Will flies in along with his partner  Hap Eckhart( Martin Donovan) to solve the case,  where they are met  by the local cop  Ellie Burr( Hilary Swank).  Ellie is a young and up coming officer, who idolizes and hero worships Will, considering him her role model, to that extent that  she  has  studied every  single  case of  his.


The  prime  suspect  in Kay’s  murder  case happens to be her  rather  abusive boyfriend  Randy, a cocky and arrogant stud kind.  Will however   is convinced, that  he is not the actual culprit,  and  he suspects   Walter Finch(  Robin Williams), a  writer of  pulp detective novels.   Kay has been a big fan of  Walter’s novels,  and  also  a close confidant of  his.  In the mean while, there is another sub plot  of  Will  facing  an Internal affairs investigation back home in LA,  and  Hap  using that to his advantage.  So  who is the real culprit in the  entire  mystery?  Has to be seen to find it out.


The  Insomnia here Will faces is on two  counts,  one  is  Will unable to adjust to the  Alaskan environment.  Alaska a  place  where there is continuous daylight  for  6  months of the year, and continuous  darkness for the other 6 months.  The  midnight sun totally   affects  Will’s  sleeping, to the extent  that he barricades his hotel room, shuts off the windows to prevent light from coming in.  But the more troubling issue  is  the internal  affairs  investigation he is facing  back home.
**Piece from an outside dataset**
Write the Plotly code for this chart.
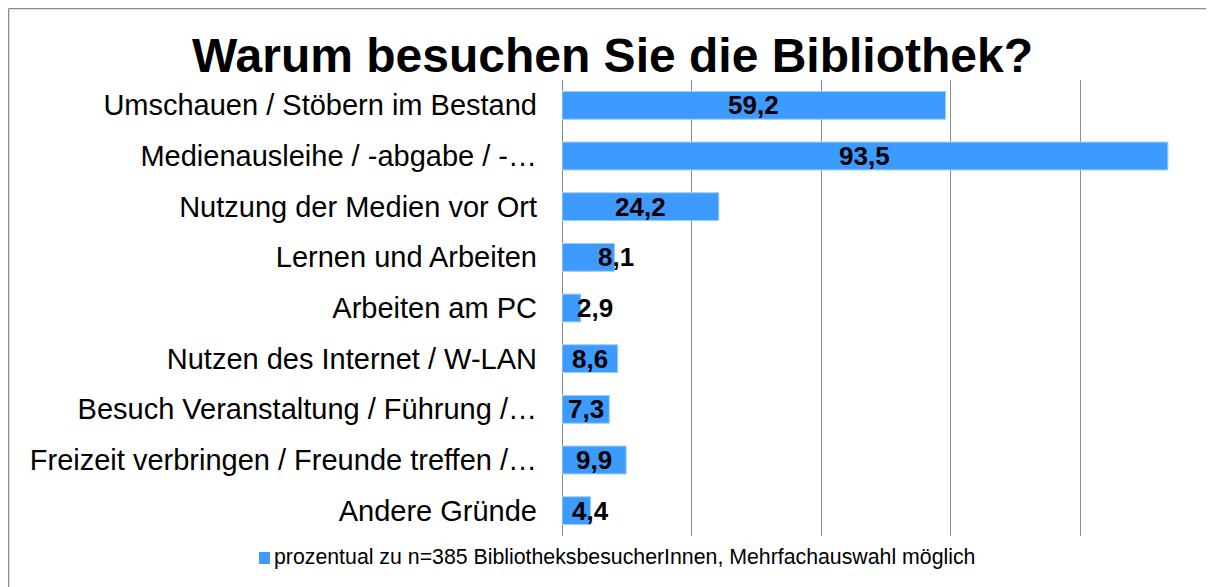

Will had planted evidence deliberately  to catch a criminal then, and he feels that  what  he did was right, as the person was a vicious  murderer.  Hap however threatens  to testify against  Will, in an effort to save his own career.  And  Will’s  mental state  becomes worse  after  Hap is shot  dead by Will accidentally, during  a police operation. The  burden of  guilt  keeps  weighing on Will’s  consciousness eating him up.


Also fascinating is the cat and mouse game  between Will and  Walter, the latter taunting and teasing him playing on his mind.  The scenes between Al Pacino and Robin Williams are some of the best in the movie.  Cinema is essentially a visual medium, and   Christopher Nolan is one of  those who fully recognizes the fact.  More than the  visuals, it is  the way  Nolan creates  the  atmosphere or the mahaul,  as one  would call it,  that  is the movie’s  biggest  strength.  Right  from  the opening credits, where  a plane  flies over the barren, Alaskan  landscape, to the shots showing the  towering mountains, glaciers and waterfalls of  Alaska,  to the scenes  showing  Will’s sleepless nights, the  atmosphere  just  overwhelms you. The  characters in a way here are  a part of the environment, letting it  dominate them, dictate  their actions.


Though a murder mystery,  Insomnia is not a conventional  action movie that Hollywood usually churns out.  It  is much slower,  but  the  tension here, comes again from the mahaul.  You can actually feel the dread, the  fear in the atmosphere,  but you need to allow yourself to be soaked by it. As you see the characters  playing the mind games, playing cat and mouse, you can actually feel the danger hanging thick in the air.  Insomnia is  more of  a pyschological thriller, the  kind  where you actually have to think,  understand the character’s  motivations, nothing happens without  a purpose here.


Al  Pacino is  as usual brilliant here  as the cop,  who has to bear with the consequences of his past  actions, as well as the burden of guilt  which begins to eat him up from within. Robin Williams  usually  seen in comic  roles, does well in a role with gray shades, cunning and calculating to the core.  Compared to the more frenetic  Batman series and Inception,  Insomnia is one of  Nolan’s slower movies.  But  to dismiss  it  as one of  his weaker movies is not fair. I would highly  recommend this, but  just  remember  if you are looking for  a conventional  Hollywood cop thriller with big bangs and chases, this is not the movie for you.